My identity as an Asian-American, especially being plus-sized, is often diminished and not seen in the media. I believe what I stand for should be heard and seen since they are important conversations. The world is filled with people telling us we can't and shouldn't. I stand for what I believe in because it is bigger than myself.

Why did you first get passionate about body positivity? 

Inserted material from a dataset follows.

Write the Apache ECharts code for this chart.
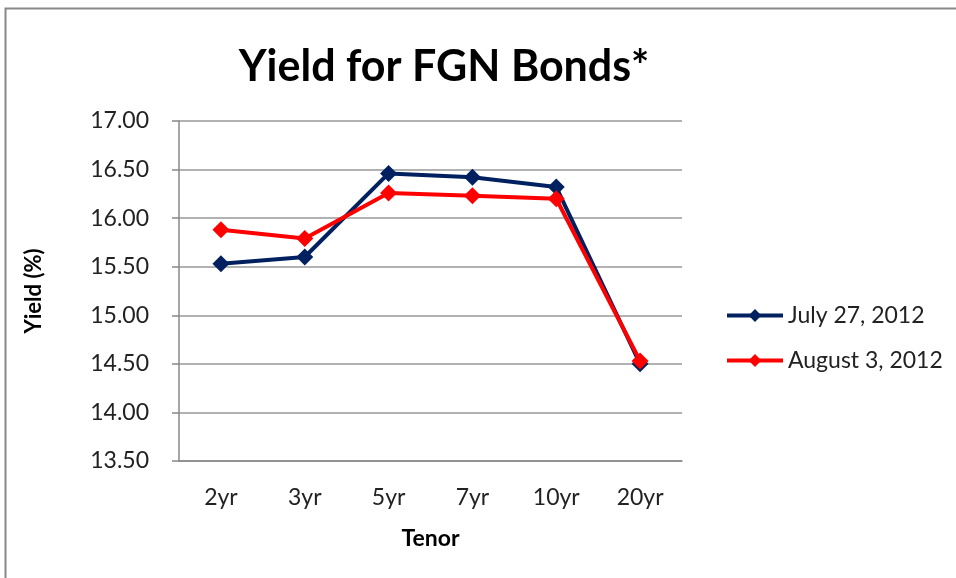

I got involved as a way to grow confidence in myself. I'd always been embarrassed about my body since it didn't meet Asian-American standards of being petite and thin. At one point I knew that I should learn to love myself for who I am. I started taking pictures of myself and posting them on Instagram and having friends take photos of me. Each photo I took and shared, it was a thank you letter to myself for being kinder to myself. I also wanted to be a positive influence to the Asian-American community, that you should be kind to your body no matter how much pressure there is to look a certain way. 

Is there a moment in your memory when you changed your mind about wellness or body positivity or realized its importance to you? What happened then?

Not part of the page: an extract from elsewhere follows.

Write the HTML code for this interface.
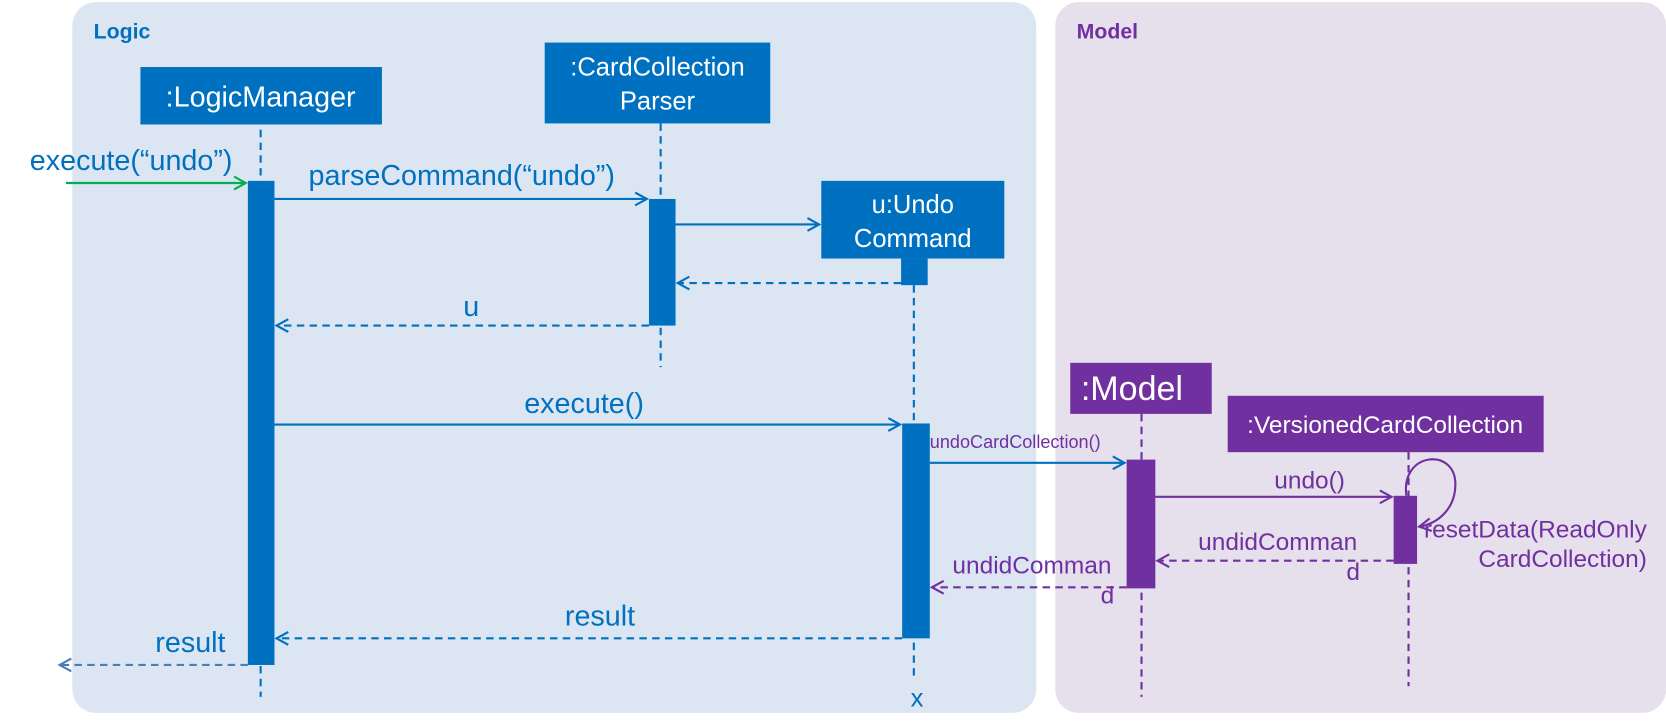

It was about a year ago that I accepted my body for what it is today. I fluctuated with my weight throughout my entire teen years. It was a lot of diets, fads, and trying odd exercises. In the end, it took a mental toll on me. The moment that made me change my mind about my body was when my mother and my closest friends said that I am wonderful in the way I look, act, and am. They said that being able to accept myself would show a more vibrant side of me as a daughter and friend. After that, my confidence grew—I was in tune with my body, my mental health, and the community I'm from. I personally feel better in my wellbeing, health, and life, which I am thankful for. It was a hard journey, but I am grateful for where I am today!

If you could get the world to change its collective mind about one issue, or adopt one way of being, what would it be and why?

I wish I could change the collective mind about the issue of fatphobia and body shaming. I believe that this is something we are working towards, a time when shaming individuals for their weight and body is morally wrong. It damages not only each individual’s mental health but their physical health as well. As someone who has been shamed, it took a lot of work to heal from those comments, but in the end, it did make me a stronger person. I am excited to see where fashion and beauty take us on this issue. Change takes time, and it takes a community to make those changes effective.